(Task brief) Retype, with no alterations, every line between the one containing "Generate a Python" and the one containing "fig = plt.figure(figsize=(W / 100, H / 100), dpi=100)", counting both of those lines too. Pictures are to be left out.
Begin
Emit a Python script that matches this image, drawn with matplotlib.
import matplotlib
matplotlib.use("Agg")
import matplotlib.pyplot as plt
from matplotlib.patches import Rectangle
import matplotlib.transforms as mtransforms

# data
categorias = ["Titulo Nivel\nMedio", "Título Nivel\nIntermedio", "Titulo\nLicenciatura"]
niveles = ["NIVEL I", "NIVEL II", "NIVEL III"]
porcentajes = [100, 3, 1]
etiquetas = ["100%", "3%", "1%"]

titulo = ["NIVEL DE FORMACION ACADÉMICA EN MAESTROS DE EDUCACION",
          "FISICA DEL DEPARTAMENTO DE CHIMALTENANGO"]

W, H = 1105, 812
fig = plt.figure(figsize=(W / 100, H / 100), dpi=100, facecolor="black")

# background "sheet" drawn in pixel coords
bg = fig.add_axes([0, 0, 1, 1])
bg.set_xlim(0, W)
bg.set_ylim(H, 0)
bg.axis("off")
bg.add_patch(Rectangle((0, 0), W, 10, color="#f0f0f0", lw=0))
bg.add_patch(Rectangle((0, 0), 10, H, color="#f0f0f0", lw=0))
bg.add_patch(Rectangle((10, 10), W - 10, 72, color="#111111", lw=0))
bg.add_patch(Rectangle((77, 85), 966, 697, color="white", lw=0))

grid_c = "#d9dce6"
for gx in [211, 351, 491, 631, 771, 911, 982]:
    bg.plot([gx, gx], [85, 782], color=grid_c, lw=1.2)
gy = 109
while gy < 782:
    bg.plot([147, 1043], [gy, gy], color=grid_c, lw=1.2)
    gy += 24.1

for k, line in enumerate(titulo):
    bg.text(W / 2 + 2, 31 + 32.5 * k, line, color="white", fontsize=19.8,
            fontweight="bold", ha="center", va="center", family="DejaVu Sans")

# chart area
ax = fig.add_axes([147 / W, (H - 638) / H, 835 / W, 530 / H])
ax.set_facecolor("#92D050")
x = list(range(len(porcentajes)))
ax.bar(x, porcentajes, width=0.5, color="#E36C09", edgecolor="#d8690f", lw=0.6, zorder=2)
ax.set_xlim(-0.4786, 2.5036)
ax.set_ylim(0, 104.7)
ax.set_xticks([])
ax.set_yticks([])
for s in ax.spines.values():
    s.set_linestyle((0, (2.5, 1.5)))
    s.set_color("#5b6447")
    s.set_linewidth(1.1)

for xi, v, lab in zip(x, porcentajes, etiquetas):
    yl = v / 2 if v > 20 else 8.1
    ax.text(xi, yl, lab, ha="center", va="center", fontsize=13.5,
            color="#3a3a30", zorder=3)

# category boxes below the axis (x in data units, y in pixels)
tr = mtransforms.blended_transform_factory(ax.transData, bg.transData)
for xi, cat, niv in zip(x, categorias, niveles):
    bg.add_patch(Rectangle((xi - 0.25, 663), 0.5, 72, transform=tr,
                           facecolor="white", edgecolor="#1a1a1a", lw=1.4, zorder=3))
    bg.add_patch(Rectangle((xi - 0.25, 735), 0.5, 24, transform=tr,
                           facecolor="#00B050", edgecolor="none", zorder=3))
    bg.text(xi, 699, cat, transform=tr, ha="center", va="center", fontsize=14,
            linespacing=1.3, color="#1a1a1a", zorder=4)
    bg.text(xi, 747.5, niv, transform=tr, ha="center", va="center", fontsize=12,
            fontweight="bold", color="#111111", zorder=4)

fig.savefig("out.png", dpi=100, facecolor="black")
End
Begin
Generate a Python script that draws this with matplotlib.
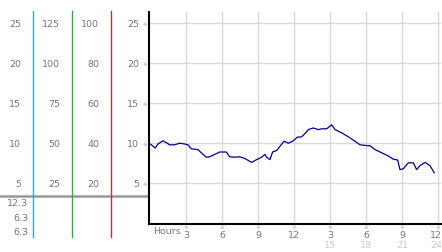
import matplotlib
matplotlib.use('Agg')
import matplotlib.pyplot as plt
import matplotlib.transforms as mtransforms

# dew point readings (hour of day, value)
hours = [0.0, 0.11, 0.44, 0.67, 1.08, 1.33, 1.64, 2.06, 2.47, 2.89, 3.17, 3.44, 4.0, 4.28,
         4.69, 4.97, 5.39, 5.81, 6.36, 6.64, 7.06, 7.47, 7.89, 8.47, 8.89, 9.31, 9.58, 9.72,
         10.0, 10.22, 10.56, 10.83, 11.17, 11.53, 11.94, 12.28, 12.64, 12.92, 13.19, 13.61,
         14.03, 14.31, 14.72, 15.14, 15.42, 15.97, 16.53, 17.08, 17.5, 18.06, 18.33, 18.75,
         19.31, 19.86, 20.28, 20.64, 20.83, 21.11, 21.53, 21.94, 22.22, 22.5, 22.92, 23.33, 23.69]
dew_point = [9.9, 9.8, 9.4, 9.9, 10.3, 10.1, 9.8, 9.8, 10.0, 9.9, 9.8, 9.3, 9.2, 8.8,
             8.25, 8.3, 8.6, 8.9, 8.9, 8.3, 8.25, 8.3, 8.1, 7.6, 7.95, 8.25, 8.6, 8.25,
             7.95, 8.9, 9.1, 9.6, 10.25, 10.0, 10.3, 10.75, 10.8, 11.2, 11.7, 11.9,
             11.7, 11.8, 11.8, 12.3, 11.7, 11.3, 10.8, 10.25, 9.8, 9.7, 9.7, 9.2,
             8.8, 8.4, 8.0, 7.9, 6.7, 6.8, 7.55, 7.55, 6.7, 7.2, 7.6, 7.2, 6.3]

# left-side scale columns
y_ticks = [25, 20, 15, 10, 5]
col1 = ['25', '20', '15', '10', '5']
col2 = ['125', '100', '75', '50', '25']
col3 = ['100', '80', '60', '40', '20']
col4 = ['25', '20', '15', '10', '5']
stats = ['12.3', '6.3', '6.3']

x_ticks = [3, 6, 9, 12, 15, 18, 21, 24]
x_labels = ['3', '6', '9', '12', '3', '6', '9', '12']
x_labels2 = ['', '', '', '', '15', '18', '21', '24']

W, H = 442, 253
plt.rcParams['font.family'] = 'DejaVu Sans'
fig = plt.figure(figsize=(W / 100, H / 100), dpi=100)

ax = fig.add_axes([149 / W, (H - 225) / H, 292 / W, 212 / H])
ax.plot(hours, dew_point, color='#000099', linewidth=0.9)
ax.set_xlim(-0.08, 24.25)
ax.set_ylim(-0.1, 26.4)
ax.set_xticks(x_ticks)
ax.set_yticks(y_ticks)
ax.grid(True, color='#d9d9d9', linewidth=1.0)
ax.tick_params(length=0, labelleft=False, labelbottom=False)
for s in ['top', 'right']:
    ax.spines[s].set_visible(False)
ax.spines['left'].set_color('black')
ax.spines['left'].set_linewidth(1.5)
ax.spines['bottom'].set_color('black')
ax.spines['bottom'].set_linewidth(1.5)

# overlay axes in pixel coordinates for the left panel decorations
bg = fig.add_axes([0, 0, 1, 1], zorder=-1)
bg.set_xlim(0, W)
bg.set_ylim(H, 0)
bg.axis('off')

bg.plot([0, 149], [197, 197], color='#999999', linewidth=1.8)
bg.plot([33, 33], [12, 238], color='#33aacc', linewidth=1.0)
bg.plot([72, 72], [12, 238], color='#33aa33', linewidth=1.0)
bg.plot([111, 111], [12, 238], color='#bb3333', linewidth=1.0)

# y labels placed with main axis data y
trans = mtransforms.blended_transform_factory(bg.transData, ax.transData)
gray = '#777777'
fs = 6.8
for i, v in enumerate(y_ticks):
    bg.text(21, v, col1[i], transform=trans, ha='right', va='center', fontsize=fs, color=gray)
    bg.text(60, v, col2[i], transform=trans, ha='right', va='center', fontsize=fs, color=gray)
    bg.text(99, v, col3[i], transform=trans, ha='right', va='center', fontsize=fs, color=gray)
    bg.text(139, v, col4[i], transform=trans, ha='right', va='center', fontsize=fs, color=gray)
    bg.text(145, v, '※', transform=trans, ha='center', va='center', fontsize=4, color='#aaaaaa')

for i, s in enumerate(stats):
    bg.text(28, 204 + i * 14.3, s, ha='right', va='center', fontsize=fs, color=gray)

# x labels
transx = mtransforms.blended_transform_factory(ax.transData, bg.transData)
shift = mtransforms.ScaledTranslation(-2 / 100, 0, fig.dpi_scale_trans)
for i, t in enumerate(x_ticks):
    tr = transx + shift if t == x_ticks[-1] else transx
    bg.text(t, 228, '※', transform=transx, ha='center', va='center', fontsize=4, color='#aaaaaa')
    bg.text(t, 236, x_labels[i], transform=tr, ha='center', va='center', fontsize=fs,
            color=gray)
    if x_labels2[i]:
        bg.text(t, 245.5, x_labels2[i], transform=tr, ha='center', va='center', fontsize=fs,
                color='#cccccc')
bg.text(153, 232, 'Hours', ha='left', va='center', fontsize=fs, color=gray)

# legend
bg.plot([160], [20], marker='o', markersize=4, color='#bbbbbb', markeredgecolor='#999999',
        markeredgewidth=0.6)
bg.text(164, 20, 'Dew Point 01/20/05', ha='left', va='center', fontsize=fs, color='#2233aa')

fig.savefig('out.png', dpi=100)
End
(Output for this exercise)
Generate a Python script that draws this with matplotlib.
import matplotlib
matplotlib.use('Agg')
import matplotlib.pyplot as plt
import matplotlib.transforms as mtransforms

# dew point readings (hour of day, value)
hours = [0.0, 0.11, 0.44, 0.67, 1.08, 1.33, 1.64, 2.06, 2.47, 2.89, 3.17, 3.44, 4.0, 4.28,
         4.69, 4.97, 5.39, 5.81, 6.36, 6.64, 7.06, 7.47, 7.89, 8.47, 8.89, 9.31, 9.58, 9.72,
         10.0, 10.22, 10.56, 10.83, 11.17, 11.53, 11.94, 12.28, 12.64, 12.92, 13.19, 13.61,
         14.03, 14.31, 14.72, 15.14, 15.42, 15.97, 16.53, 17.08, 17.5, 18.06, 18.33, 18.75,
         19.31, 19.86, 20.28, 20.64, 20.83, 21.11, 21.53, 21.94, 22.22, 22.5, 22.92, 23.33, 23.69]
dew_point = [9.9, 9.8, 9.4, 9.9, 10.3, 10.1, 9.8, 9.8, 10.0, 9.9, 9.8, 9.3, 9.2, 8.8,
             8.25, 8.3, 8.6, 8.9, 8.9, 8.3, 8.25, 8.3, 8.1, 7.6, 7.95, 8.25, 8.6, 8.25,
             7.95, 8.9, 9.1, 9.6, 10.25, 10.0, 10.3, 10.75, 10.8, 11.2, 11.7, 11.9,
             11.7, 11.8, 11.8, 12.3, 11.7, 11.3, 10.8, 10.25, 9.8, 9.7, 9.7, 9.2,
             8.8, 8.4, 8.0, 7.9, 6.7, 6.8, 7.55, 7.55, 6.7, 7.2, 7.6, 7.2, 6.3]

# left-side scale columns
y_ticks = [25, 20, 15, 10, 5]
col1 = ['25', '20', '15', '10', '5']
col2 = ['125', '100', '75', '50', '25']
col3 = ['100', '80', '60', '40', '20']
col4 = ['25', '20', '15', '10', '5']
stats = ['12.3', '6.3', '6.3']

x_ticks = [3, 6, 9, 12, 15, 18, 21, 24]
x_labels = ['3', '6', '9', '12', '3', '6', '9', '12']
x_labels2 = ['', '', '', '', '15', '18', '21', '24']

W, H = 442, 253
plt.rcParams['font.family'] = 'DejaVu Sans'
fig = plt.figure(figsize=(W / 100, H / 100), dpi=100)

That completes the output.